Your instructions :: Without the pictures, extract every line from the start of the material to the line containing "Chart.register(...registerables);", both ends included.
— Start Information provided —
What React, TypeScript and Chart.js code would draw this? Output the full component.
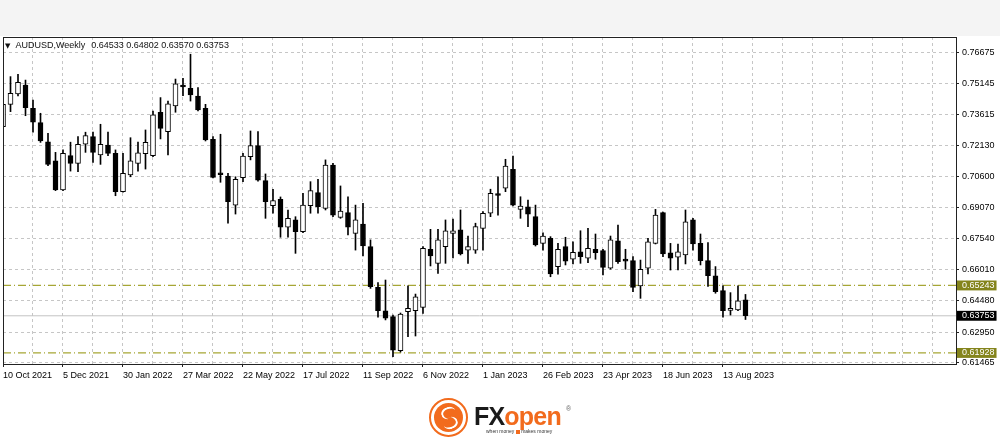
import React, { useEffect, useRef } from 'react';
import { Chart, registerables } from 'chart.js';

Chart.register(...registerables);

// ---- Data (AUDUSD weekly, from 10 Oct 2021) ----
const opens = [0.7304,0.7414,0.7465,0.7509,0.7394,0.7324,0.7230,0.7136,0.6993,0.7162,
0.7124,0.7218,0.7255,0.7165,0.7214,0.7173,0.6985,0.7067,0.7124,0.7171,
0.7162,0.7375,0.7280,0.7406,0.7502,0.7493,0.7455,0.7394,0.7242,0.7071,
0.7062,0.6919,0.7054,0.7157,0.7211,0.7039,0.6916,0.6947,0.6810,0.6846,
0.6788,0.6916,0.6980,0.6903,0.7116,0.6859,0.6882,0.6780,0.6826,0.6715,
0.6515,0.6400,0.6371,0.6204,0.6395,0.6400,0.6417,0.6702,0.6633,0.6715,
0.6780,0.6797,0.6698,0.6698,0.6805,0.6879,0.6972,0.7002,0.7095,0.6898,
0.6911,0.6862,0.6731,0.6756,0.6616,0.6715,0.6653,0.6690,0.6658,0.6702,
0.6695,0.6609,0.6743,0.6648,0.6646,0.6522,0.6609,0.6731,0.6882,0.6685,
0.6663,0.6674,0.6846,0.6731,0.6646,0.6571,0.6499,0.6402,0.6404,0.64533];

const highs = [0.7445,0.7550,0.7561,0.7533,0.7435,0.7370,0.7272,0.7178,0.7190,0.7228,
0.7255,0.7277,0.7277,0.7316,0.7277,0.7190,0.7173,0.7250,0.7228,0.7288,
0.7381,0.7447,0.7430,0.7538,0.7542,0.7660,0.7496,0.7414,0.7255,0.7267,
0.7075,0.7058,0.7173,0.7283,0.7280,0.7072,0.6997,0.6959,0.6895,0.6862,
0.6977,0.7034,0.7046,0.7141,0.7124,0.7013,0.6960,0.6919,0.6928,0.6748,
0.6538,0.6551,0.6379,0.6389,0.6522,0.6482,0.6715,0.6800,0.6800,0.6846,
0.6850,0.6895,0.6767,0.6830,0.6887,0.6997,0.7058,0.7144,0.7160,0.6960,
0.6944,0.6919,0.6783,0.6764,0.6731,0.6761,0.6739,0.6793,0.6805,0.6777,
0.6702,0.6767,0.6821,0.6702,0.6666,0.6649,0.6756,0.6898,0.6885,0.6731,
0.6728,0.6895,0.6854,0.6777,0.6735,0.6617,0.6522,0.6489,0.6522,0.64802];

const lows = [0.7288,0.7378,0.7455,0.7358,0.7277,0.7227,0.7113,0.6990,0.6990,0.7086,
0.7083,0.7178,0.7129,0.7119,0.7162,0.6965,0.6982,0.7058,0.7086,0.7096,
0.7157,0.7244,0.7165,0.7375,0.7456,0.7430,0.7381,0.7234,0.7052,0.7031,
0.6830,0.6875,0.7034,0.7141,0.7037,0.6854,0.6879,0.6761,0.6761,0.6682,
0.6783,0.6879,0.6879,0.6895,0.6862,0.6854,0.6772,0.6698,0.6669,0.6510,
0.6368,0.6355,0.6174,0.6197,0.6273,0.6276,0.6387,0.6620,0.6584,0.6633,
0.6659,0.6674,0.6633,0.6682,0.6698,0.6862,0.6870,0.6985,0.6915,0.6854,
0.6813,0.6718,0.6698,0.6567,0.6580,0.6625,0.6630,0.6633,0.6636,0.6653,
0.6576,0.6604,0.6633,0.6604,0.6494,0.6461,0.6581,0.6728,0.6666,0.6600,
0.6600,0.6630,0.6698,0.6625,0.6520,0.6486,0.6368,0.6379,0.6400,0.63570];

const closes = [0.7414,0.7468,0.7522,0.7397,0.7326,0.7234,0.7119,0.6993,0.7173,0.7124,
0.7218,0.7260,0.7178,0.7218,0.7173,0.6985,0.7075,0.7136,0.7176,0.7227,
0.7362,0.7296,0.7416,0.7514,0.7499,0.7460,0.7386,0.7239,0.7055,0.7068,
0.6936,0.7046,0.7160,0.7211,0.7042,0.6936,0.6941,0.6810,0.6854,0.6788,
0.6919,0.6990,0.6911,0.7116,0.6870,0.6890,0.6810,0.6846,0.6718,0.6518,
0.6400,0.6363,0.6207,0.6384,0.6412,0.6469,0.6707,0.6669,0.6748,0.6793,
0.6793,0.6679,0.6715,0.6813,0.6879,0.6977,0.6966,0.7111,0.6919,0.6914,
0.6875,0.6723,0.6767,0.6581,0.6702,0.6644,0.6687,0.6666,0.6707,0.6685,
0.6613,0.6748,0.6641,0.6644,0.6515,0.6604,0.6739,0.6870,0.6679,0.6658,
0.6690,0.6837,0.6728,0.6646,0.6572,0.6494,0.6400,0.6409,0.6449,0.63753];

// date labels, one every 8 weeks starting at week 0
const xTickLabels = ['10 Oct 2021','5 Dec 2021','30 Jan 2022','27 Mar 2022','22 May 2022','17 Jul 2022',
  '11 Sep 2022','6 Nov 2022','1 Jan 2023','26 Feb 2023','23 Apr 2023','18 Jun 2023','13 Aug 2023'];
const yTickValues = [0.76675,0.75145,0.73615,0.72130,0.70600,0.69070,0.67540,0.66010,0.64480,0.62950,0.61465];
const levelLines = [0.65243, 0.61928];
const lastPrice = 0.63753;
const titleSymbol = 'AUDUSD,Weekly';
const titleValues = ['0.64533', '0.64802', '0.63570', '0.63753'];

const X_MIN = 0;
const X_MAX = 127.07;
const Y_MIN = 0.61385;
const Y_MAX = 0.77446;
const GRID_STEP = 4;
const LABEL_STEP = 8;

const FONT = '"Liberation Sans", Arial, sans-serif';
const OLIVE_LINE = '#a6a635';
const OLIVE_BOX = '#84841c';
const ORANGE = '#f26b1d';

const near = (a: number, b: number) => Math.abs(a - b) < 1e-9;
const specialColor = (v: number): string | null => {
  if (near(v, lastPrice)) return '#000000';
  for (const l of levelLines) if (near(v, l)) return OLIVE_BOX;
  return null;
};

const framePlugin = {
  id: 'frame',
  afterDatasetsDraw(chart: any) {
    const { ctx, chartArea: a } = chart;
    ctx.save();
    ctx.strokeStyle = '#222';
    ctx.lineWidth = 1;
    const l = Math.floor(a.left) + 0.5;
    const t = Math.floor(a.top) + 0.5;
    const r = Math.floor(a.right) + 0.5;
    const b = Math.floor(a.bottom) + 0.5;
    ctx.strokeRect(l, t, r - l, b - t);
    ctx.restore();
  },
};

export default function App() {
  const ref = useRef<HTMLCanvasElement>(null);

  useEffect(() => {
    if (!ref.current) return;
    const idx = opens.map((_, i) => i);
    const bodyData = idx.map((i) => ({ x: i, y: [opens[i], closes[i]] }));
    const wickData = idx.map((i) => ({ x: i, y: [lows[i], highs[i]] }));
    const gridWeeks: number[] = [];
    for (let w = 0; w <= X_MAX; w += GRID_STEP) gridWeeks.push(w);
    const labelFor = (v: number) =>
      v % LABEL_STEP === 0 && xTickLabels[v / LABEL_STEP] ? xTickLabels[v / LABEL_STEP] : '';

    const levelDatasets = levelLines.map((lv) => ({
      type: 'line' as const,
      label: 'level ' + lv,
      data: [{ x: X_MIN, y: lv }, { x: X_MAX, y: lv }],
      borderColor: OLIVE_LINE,
      borderWidth: 1.2,
      borderDash: [8, 3, 1, 3],
      pointRadius: 0,
      order: 3,
    }));

    const chart = new Chart(ref.current, {
      type: 'bar',
      data: {
        datasets: [
          ...levelDatasets,
          {
            type: 'line',
            label: 'last',
            data: [{ x: X_MIN, y: lastPrice }, { x: X_MAX, y: lastPrice }],
            borderColor: '#c4c4c4',
            borderWidth: 1,
            pointRadius: 0,
            order: 4,
          } as any,
          {
            type: 'bar',
            label: 'wicks',
            data: wickData as any,
            backgroundColor: '#000',
            borderWidth: 0,
            barThickness: 1,
            grouped: false,
            order: 2,
          } as any,
          {
            type: 'bar',
            label: 'bodies',
            data: bodyData as any,
            backgroundColor: (c: any) => (closes[c.dataIndex] >= opens[c.dataIndex] ? '#ffffff' : '#000000'),
            borderColor: '#000',
            borderWidth: 1,
            borderSkipped: false,
            barThickness: 5,
            minBarLength: 2,
            grouped: false,
            order: 1,
          } as any,
        ],
      },
      options: {
        responsive: false,
        animation: false,
        devicePixelRatio: 1,
        layout: { padding: { left: 3, top: 37, right: 0, bottom: 0 } },
        plugins: { legend: { display: false }, tooltip: { enabled: false }, title: { display: false } },
        scales: {
          x: {
            type: 'linear',
            position: 'bottom',
            offset: false,
            min: X_MIN,
            max: X_MAX,
            afterFit: (s: any) => { s.height = 84; s.paddingLeft = 0; s.paddingRight = 0; },
            afterBuildTicks: (s: any) => { s.ticks = gridWeeks.map((v) => ({ value: v })); },
            ticks: {
              autoSkip: false,
              maxRotation: 0,
              minRotation: 0,
              align: 'start',
              padding: 3,
              color: '#000',
              font: { family: FONT, size: 9 },
              callback: (v: any) => labelFor(Number(v)),
            },
            grid: {
              offset: false,
              color: '#c6c6c6',
              lineWidth: 1,
              drawTicks: true,
              tickLength: 3,
              tickColor: (c: any) => (c.tick && labelFor(c.tick.value) ? '#222' : 'rgba(0,0,0,0)'),
            },
            border: { display: true, color: '#222', width: 1, dash: [3, 3] },
          } as any,
          y: {
            type: 'linear',
            position: 'right',
            offset: false,
            min: Y_MIN,
            max: Y_MAX,
            afterFit: (s: any) => { s.width = 44; },
            afterBuildTicks: (s: any) => {
              s.ticks = [...yTickValues, ...levelLines, lastPrice].sort((a, b) => a - b).map((v) => ({ value: v }));
            },
            ticks: {
              autoSkip: false,
              padding: 3,
              font: { family: FONT, size: 9, lineHeight: 1.1 },
              color: (c: any) => (c.tick && specialColor(c.tick.value) ? '#ffffff' : '#000000'),
              showLabelBackdrop: (c: any) => !!(c.tick && specialColor(c.tick.value)),
              backdropColor: (c: any) => (c.tick && specialColor(c.tick.value)) || 'rgba(0,0,0,0)',
              backdropPadding: { top: 0, bottom: 0, left: 5, right: 2 },
              callback: (v: any) => Number(v).toFixed(5),
            },
            grid: {
              color: (c: any) => (c.tick && specialColor(c.tick.value) ? 'rgba(0,0,0,0)' : '#c6c6c6'),
              lineWidth: 1,
              drawTicks: true,
              tickLength: 3,
              tickColor: (c: any) => (c.tick && specialColor(c.tick.value) ? 'rgba(0,0,0,0)' : '#222'),
            },
            border: { display: true, color: '#222', width: 1, dash: [3, 3] },
          } as any,
        },
      },
      plugins: [framePlugin],
    });
    return () => chart.destroy();
  }, []);

  return (
    <div style={{ position: 'fixed', left: 0, top: 0, width: 1000, height: 448, background: '#ffffff', overflow: 'hidden', fontFamily: FONT }}>
      <div style={{ position: 'absolute', left: 0, top: 0, width: 1000, height: 36, background: '#f4f4f4' }} />
      <canvas ref={ref} width={1000} height={448} style={{ position: 'absolute', left: 0, top: 0, width: 1000, height: 448 }} />
      <div style={{ position: 'absolute', left: 5, top: 40, fontSize: 9, lineHeight: '11px', color: '#111', whiteSpace: 'pre' }}>
        <span style={{ fontFamily: '"DejaVu Sans", sans-serif', fontSize: 7 }}>▼</span>
        <span style={{ marginLeft: 5 }}>{titleSymbol}</span>
        <span style={{ marginLeft: 6 }}>{titleValues.join(' ')}</span>
      </div>
      {/* logo */}
      <div style={{ position: 'absolute', left: 429, top: 398, width: 35, height: 35, borderRadius: '50%', border: `2px solid ${ORANGE}`, background: '#fff' }}>
        <div style={{ position: 'absolute', left: 3, top: 3, width: 29, height: 29, borderRadius: '50%', background: ORANGE }} />
        <div style={{ position: 'absolute', left: 10, top: 7, width: 13, height: 10, borderRadius: '50%', borderTop: '2px solid #fff', borderLeft: '2px solid #fff', transform: 'rotate(-20deg)' }} />
        <div style={{ position: 'absolute', left: 12, top: 17, width: 13, height: 10, borderRadius: '50%', borderBottom: '2px solid #fff', borderRight: '2px solid #fff', transform: 'rotate(-20deg)' }} />
      </div>
      <div style={{ position: 'absolute', left: 474, top: 402, fontSize: 25, fontWeight: 700, lineHeight: '28px', letterSpacing: -0.8, whiteSpace: 'pre' }}>
        <span style={{ color: '#1a1a1a' }}>FX</span><span style={{ color: ORANGE }}>open</span>
      </div>
      <div style={{ position: 'absolute', left: 566, top: 405, fontSize: 7, color: '#666' }}>®</div>
      <div style={{ position: 'absolute', left: 486, top: 428, fontSize: 5, lineHeight: '6px', color: '#333', whiteSpace: 'pre' }}>
        <span>when money </span>
        <span style={{ display: 'inline-block', width: 4, height: 4, background: ORANGE, verticalAlign: 'middle' }} />
        <span> makes money</span>
      </div>
    </div>
  );
}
— End Information provided —
Task output ::
What React, TypeScript and Chart.js code would draw this? Output the full component.
import React, { useEffect, useRef } from 'react';
import { Chart, registerables } from 'chart.js';

Chart.register(...registerables);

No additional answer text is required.